Echocardiograms that work on iPhones. Ultrasound, CT, and MRI scans—machines that peer inside the body. They give accurate images, images that can be printed, e-mailed, analyzed digitally.
It’s a breathtaking revolution. And with it we are losing the communicating power—sometimes even a healing power—of the physician’s hand.
Three doctors, three eras
In my previous post, I am a doctor but currently a patient on a cataract-removal assembly line. It is the ultimate of high-tech, low-touch: modern, safe, businesslike, and impersonal.
Decades earlier, before electronic monitors, I am at the bedside of a labouring patient who, touchingly, sings through her pain. For long hours we are close and connected. I am useful, but inefficient compared to machines.
And still earlier, in the nineteenth-century painting above, the doctor is with a little boy who is dying. There is little the doctor at the bedside can do to save him. How, we wonder, might the doctor feel if he had our knowledge and technology? We sense the helplessness in his expression. Yet we also sense his compassion, the human touch.
This powerless physician has a gift we are losing.
To see other posts on Peter’s Substack, click here.
eye-opening… how to reintroduce the warmth and humanity that personal attention offers???

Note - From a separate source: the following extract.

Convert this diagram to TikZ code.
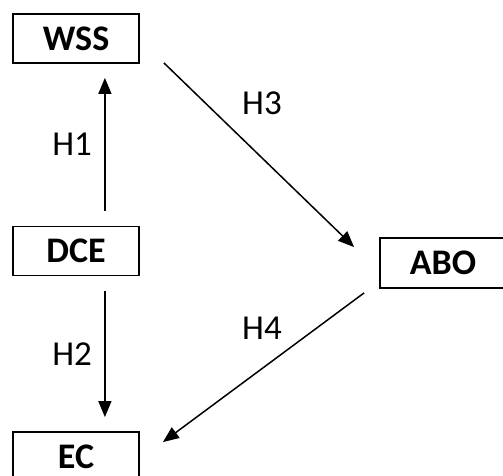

This touches me deeply Peter. I love the story about Linda. I believe you “see” your patients in the healing way you describe. Like you, I’ve had both experiences of high-touch, low-touch interactions with physicians and medical personnel. About 40 years ago I was hospitalised for many months — the kindness of nurses and therapists helped me heal. I am grateful for all of them and all the connections no matter how temporary. I recently had a mammogram and was grateful for the kindness and gentleness of the technician. There are so many kind and capable people in the medical world— but not all of them have your gift of storytelling. Thank you.